SHORT EXERCISE: Exactly reproduce the lines of the listing below from the one containing "Give me the Bokeh source for this chart." through the one containing "from bokeh.resources import INLINE". Skip the images.

ROWS:

------------------------------------------------------------

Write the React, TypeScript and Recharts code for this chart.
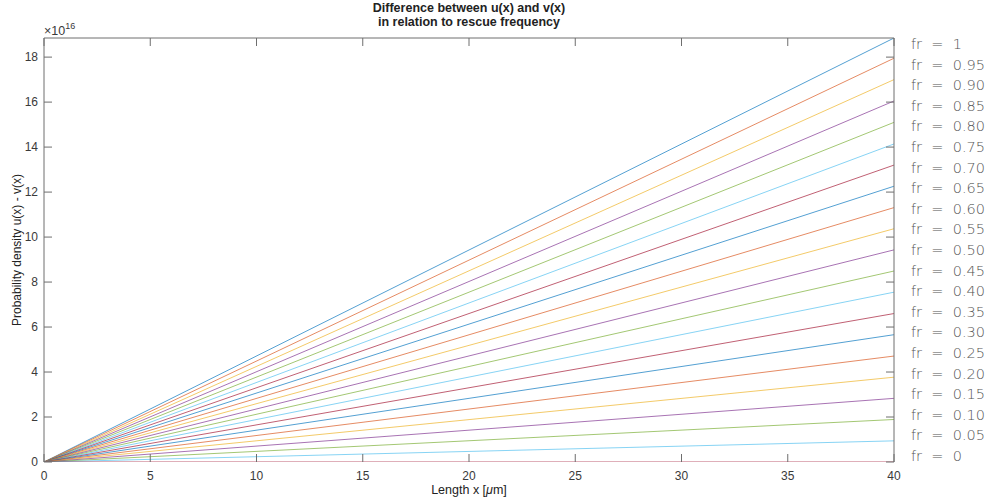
import React from 'react';
import { LineChart, Line, XAxis, YAxis } from 'recharts';

// x positions of the measured lengths (µm)
const lengthX = [0, 40];

// rescue frequency labels, top to bottom
const frLabels = [
  '1', '0.95', '0.90', '0.85', '0.80', '0.75', '0.70', '0.65', '0.60', '0.55', '0.50',
  '0.45', '0.40', '0.35', '0.30', '0.25', '0.20', '0.15', '0.10', '0.05', '0',
];

// u(x) - v(x) in units of 1e16, at x = 0 and x = 40
const densityAtStart = [0, 0, 0, 0, 0, 0, 0, 0, 0, 0, 0, 0, 0, 0, 0, 0, 0, 0, 0, 0, 0];
const densityAtEnd = [
  18.85, 17.95, 17.0, 16.05, 15.1, 14.14, 13.2, 12.26, 11.31, 10.37, 9.43,
  8.49, 7.55, 6.6, 5.66, 4.71, 3.77, 2.83, 1.89, 0.94, 0,
];

const xTicks = [0, 5, 10, 15, 20, 25, 30, 35, 40];
const yTicks = [0, 2, 4, 6, 8, 10, 12, 14, 16, 18];

const palette = ['#0072BD', '#D95319', '#EDB120', '#7E2F8E', '#77AC30', '#4DBEEE', '#A2142F'];

const rows = lengthX.map((x, i) => {
  const row: Record<string, number> = { x };
  frLabels.forEach((_, s) => {
    row['fr' + s] = i === 0 ? densityAtStart[s] : densityAtEnd[s];
  });
  return row;
});

const axisColor = '#6e6e6e';
const textColor = '#3a3a3a';
const font = '"Liberation Sans", Arial, sans-serif';
const TICK = 8;

const BottomTick = (props: any) => {
  const { x, y, payload } = props;
  return (
    <g>
      <line x1={x} y1={y} x2={x} y2={y - TICK} stroke={axisColor} />
      <text x={x} y={y + 18} textAnchor="middle" fill={textColor} fontSize={12} fontFamily={font}>
        {payload.value}
      </text>
    </g>
  );
};

const TopTick = (props: any) => {
  const { x, y } = props;
  return <line x1={x} y1={y} x2={x} y2={y + TICK} stroke={axisColor} />;
};

const LeftTick = (props: any) => {
  const { x, y, payload } = props;
  return (
    <g>
      <line x1={x} y1={y} x2={x + TICK} y2={y} stroke={axisColor} />
      <text x={x - 6} y={y + 4} textAnchor="end" fill={textColor} fontSize={12} fontFamily={font}>
        {payload.value}
      </text>
    </g>
  );
};

const RightTick = (props: any) => {
  const { x, y } = props;
  return <line x1={x} y1={y} x2={x - TICK} y2={y} stroke={axisColor} />;
};

export default function App() {
  return (
    <div style={{ position: 'fixed', left: 0, top: 0, width: 991, height: 504, background: '#fff' }}>
      <LineChart width={991} height={504} data={rows} margin={{ top: 37, right: 96, bottom: 0, left: 0 }}>
        <XAxis
          dataKey="x"
          type="number"
          domain={[0, 40]}
          ticks={xTicks}
          height={42}
          tickSize={0}
          tickMargin={0}
          tickLine={false}
          axisLine={false}
          tick={<BottomTick />}
        />
        <XAxis
          xAxisId="top"
          dataKey="x"
          type="number"
          orientation="top"
          domain={[0, 40]}
          ticks={xTicks}
          height={1}
          tickSize={0}
          tickMargin={0}
          tickLine={false}
          stroke={axisColor}
          tick={<TopTick />}
        />
        <YAxis
          type="number"
          domain={[0, 18.85]}
          ticks={yTicks}
          width={44}
          tickSize={0}
          tickMargin={0}
          tickLine={false}
          stroke={axisColor}
          allowDataOverflow
          tick={<LeftTick />}
        />
        <YAxis
          yAxisId="right"
          orientation="right"
          type="number"
          domain={[0, 18.85]}
          ticks={yTicks}
          width={1}
          tickSize={0}
          tickMargin={0}
          tickLine={false}
          stroke={axisColor}
          allowDataOverflow
          tick={<RightTick />}
        />
        {frLabels.map((fr, s) => (
          <Line
            key={fr}
            dataKey={'fr' + s}
            stroke={palette[s % palette.length]}
            strokeWidth={0.8}
            strokeOpacity={0.85}
            dot={false}
            activeDot={false}
            isAnimationActive={false}
          />
        ))}
      </LineChart>

      {/* title */}
      <div
        style={{
          position: 'absolute', left: 269, width: 400, top: 1, textAlign: 'center',
          fontFamily: font, fontWeight: 'bold', fontSize: 12.5, lineHeight: '14px', color: '#222',
        }}
      >
        Difference between u(x) and v(x)
        <br />
        in relation to rescue frequency
      </div>

      {/* exponent */}
      <div style={{ position: 'absolute', left: 44, top: 22, fontFamily: font, fontSize: 12.5, color: textColor }}>
        ×10<sup style={{ fontSize: 9, position: 'relative', top: -1 }}>16</sup>
      </div>

      {/* y label */}
      <div
        style={{
          position: 'absolute', left: 17 - 150, width: 300, top: 250 - 8, height: 16, lineHeight: '16px',
          textAlign: 'center', transform: 'rotate(-90deg)',
          whiteSpace: 'nowrap', fontFamily: font, fontSize: 12, color: '#222',
        }}
      >
        Probability density u(x) - v(x)
      </div>

      {/* x label */}
      <div
        style={{
          position: 'absolute', left: 369, width: 200, top: 483, textAlign: 'center',
          fontFamily: font, fontSize: 12.5, color: '#222',
        }}
      >
        Length x [<i>μ</i>m]
      </div>

      {/* fr labels */}
      <div style={{ position: 'absolute', left: 911, top: 34 }}>
        {frLabels.map((fr) => (
          <div
            key={fr}
            style={{
              height: 20.6, lineHeight: '20.6px', whiteSpace: 'pre',
              fontFamily: '"DejaVu Sans", sans-serif', fontWeight: 200, fontSize: 14.5, color: '#555',
            }}
          >
            {'fr  =  ' + fr}
          </div>
        ))}
      </div>
    </div>
  );
}
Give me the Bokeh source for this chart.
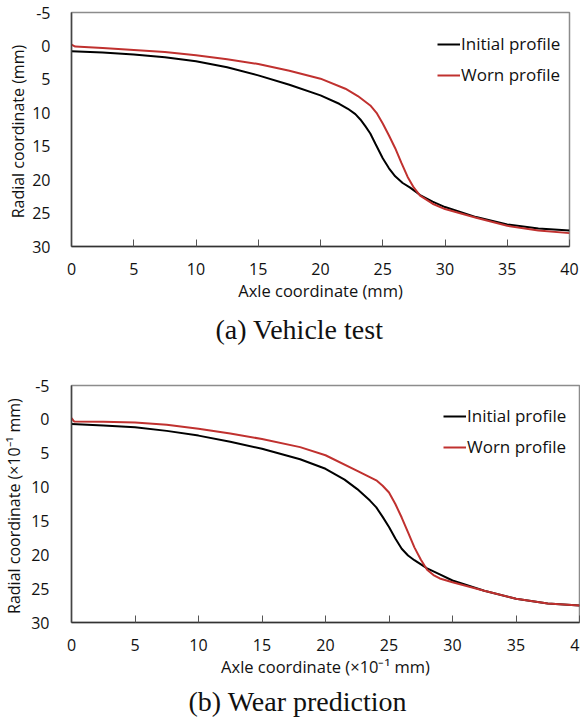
from bokeh.plotting import figure
from bokeh.layouts import column
from bokeh.models import Range1d, FixedTicker, Legend, LegendItem, Title
from bokeh.embed import file_html
from bokeh.resources import INLINE

# ---- (a) Vehicle test ----
a_x_initial = [0, 2.5, 5, 7.5, 10, 12.5, 15, 17.5, 20, 21.5, 22.2, 22.8, 23.2, 23.6, 24, 24.4, 25, 25.5, 26, 26.6, 27.2, 28, 29, 30, 32.5, 35, 37.5, 40]
a_y_initial = [0.8, 1.0, 1.3, 1.7, 2.3, 3.2, 4.4, 5.8, 7.4, 8.65, 9.4, 10.2, 11.0, 12.0, 13.1, 14.6, 16.8, 18.3, 19.5, 20.5, 21.2, 22.3, 23.3, 24.1, 25.6, 26.7, 27.3, 27.6]
a_x_worn = [0, 0.3, 2.5, 5, 7.5, 10, 12.5, 15, 17.5, 20, 22, 23, 24, 24.5, 25, 25.5, 26, 26.5, 27, 27.5, 28, 29, 30, 32.5, 35, 37.5, 40]
a_y_worn = [-0.2, 0.1, 0.3, 0.6, 0.9, 1.4, 2.0, 2.7, 3.7, 4.9, 6.4, 7.5, 8.9, 10.0, 11.6, 13.4, 15.3, 17.5, 19.6, 21.2, 22.4, 23.6, 24.4, 25.7, 26.9, 27.6, 28.0]

# ---- (b) Wear prediction ----
b_x_initial = [0, 2.5, 5, 7.5, 10, 12.5, 15, 18, 20, 21.5, 22.5, 23.5, 24, 24.5, 25, 25.5, 26, 26.5, 27, 28, 29, 30, 32.5, 35, 37.5, 40]
b_y_initial = [0.7, 0.9, 1.15, 1.7, 2.4, 3.3, 4.35, 5.9, 7.3, 8.9, 10.3, 12.0, 13.0, 14.4, 15.9, 17.6, 19.1, 20.1, 20.8, 22.0, 22.9, 23.8, 25.3, 26.5, 27.2, 27.5]
b_x_worn = [0, 0.2, 2.5, 5, 7.5, 10, 12.5, 15, 18, 20, 22.5, 24, 24.5, 25, 25.5, 26, 26.5, 27, 27.5, 28, 28.5, 29, 30, 32.5, 35, 37.5, 40]
b_y_worn = [-0.2, 0.3, 0.35, 0.45, 0.8, 1.4, 2.1, 2.9, 4.1, 5.3, 7.6, 9.0, 9.8, 10.8, 12.5, 14.5, 16.7, 18.9, 20.7, 22.2, 23.0, 23.5, 24.05, 25.3, 26.5, 27.2, 27.5]

x_ticks = [0, 5, 10, 15, 20, 25, 30, 35, 40]
y_ticks = [-5, 0, 5, 10, 15, 20, 25, 30]
y_tick_labels = {-5: "-5"}

BLACK = "#000000"
RED = "#c0312f"
SANS = "Open Sans"
SERIF = "Liberation Serif"


def make_panel(xi, yi, xw, yw, xlabel, ylabel, caption, borders, width, height,
               legend_loc, cap_standoff, cap_offset, ylab_standoff, ytick_standoff):
    left, right, top, bottom = borders
    p = figure(width=width, height=height, output_backend="svg", toolbar_location=None,
               x_range=Range1d(0, 40), y_range=Range1d(30, -5),
               min_border_left=left, min_border_right=right,
               min_border_top=top, min_border_bottom=bottom)
    p.xgrid.visible = False
    p.ygrid.visible = False
    p.outline_line_color = "#8c8c8c"
    p.outline_line_width = 1.5
    p.background_fill_color = "white"
    p.border_fill_color = "white"

    r1 = p.line(xi, yi, line_color=BLACK, line_width=2)
    r2 = p.line(xw, yw, line_color=RED, line_width=2)

    xa = p.xaxis[0]
    xa.ticker = FixedTicker(ticks=x_ticks)
    xa.axis_line_color = "#333333"
    xa.axis_line_width = 1.5
    xa.major_tick_in = 7
    xa.major_tick_out = 0
    xa.major_tick_line_color = "#555555"
    xa.minor_tick_line_color = None
    xa.major_label_text_font = SANS
    xa.major_label_text_font_size = "16px"
    xa.major_label_text_color = "#111111"
    xa.major_label_standoff = 16
    xa.axis_label = xlabel
    xa.axis_label_text_font = SANS
    xa.axis_label_text_font_size = "16.5px"
    xa.axis_label_text_font_style = "normal"
    xa.axis_label_text_color = "#111111"
    xa.axis_label_standoff = 1

    ya = p.yaxis[0]
    ya.ticker = FixedTicker(ticks=y_ticks)
    ya.major_label_overrides = y_tick_labels
    ya.axis_line_color = "#444444"
    ya.axis_line_width = 1.5
    ya.major_tick_line_color = None
    ya.minor_tick_line_color = None
    ya.major_label_text_font = SANS
    ya.major_label_text_font_size = "16px"
    ya.major_label_text_color = "#111111"
    ya.major_label_standoff = ytick_standoff
    ya.axis_label = ylabel
    ya.axis_label_text_font = SANS
    ya.axis_label_text_font_size = "16px"
    ya.axis_label_text_font_style = "normal"
    ya.axis_label_text_color = "#111111"
    ya.axis_label_standoff = ylab_standoff

    legend = Legend(items=[LegendItem(label="Initial profile", renderers=[r1]),
                           LegendItem(label="Worn profile", renderers=[r2])],
                    location=legend_loc, background_fill_alpha=0, border_line_color=None,
                    label_text_font=SANS, label_text_font_size="17px",
                    label_text_color="#111111",
                    glyph_width=23, glyph_height=20, label_height=20, label_standoff=1,
                    spacing=8, padding=0, margin=0)
    p.add_layout(legend, "center")

    cap = Title(text=caption, align="left", text_font=SERIF, text_font_size="28px",
                text_font_style="normal", text_color="#111111", standoff=cap_standoff,
                offset=cap_offset)
    p.add_layout(cap, "below")
    return p


pa = make_panel(a_x_initial, a_y_initial, a_x_worn, a_y_worn,
                "Axle coordinate (mm)", "Radial  coordinate (mm)", "(a) Vehicle test",
                (66, 11, 12, 116), 580, 362, (366, 160), 14, 144, 0, 15)
pb = make_panel(b_x_initial, b_y_initial, b_x_worn, b_y_worn,
                "Axle coordinate (×10⁻¹ mm)", "Radial  coordinate (×10⁻¹ mm)", "(b) Wear prediction",
                (71, 11, 23, 102), 590, 362, (372, 164), 6, 117, 3, 16)

layout = column(pa, pb, spacing=0)
html = file_html(layout, INLINE)
html = html.replace("</head>", "<style>html, body { overflow: hidden; margin: 0; }</style></head>", 1)
open("out.html", "w").write(html)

------------------------------------------------------------

TASK ANSWER:
Give me the Bokeh source for this chart.
from bokeh.plotting import figure
from bokeh.layouts import column
from bokeh.models import Range1d, FixedTicker, Legend, LegendItem, Title
from bokeh.embed import file_html
from bokeh.resources import INLINE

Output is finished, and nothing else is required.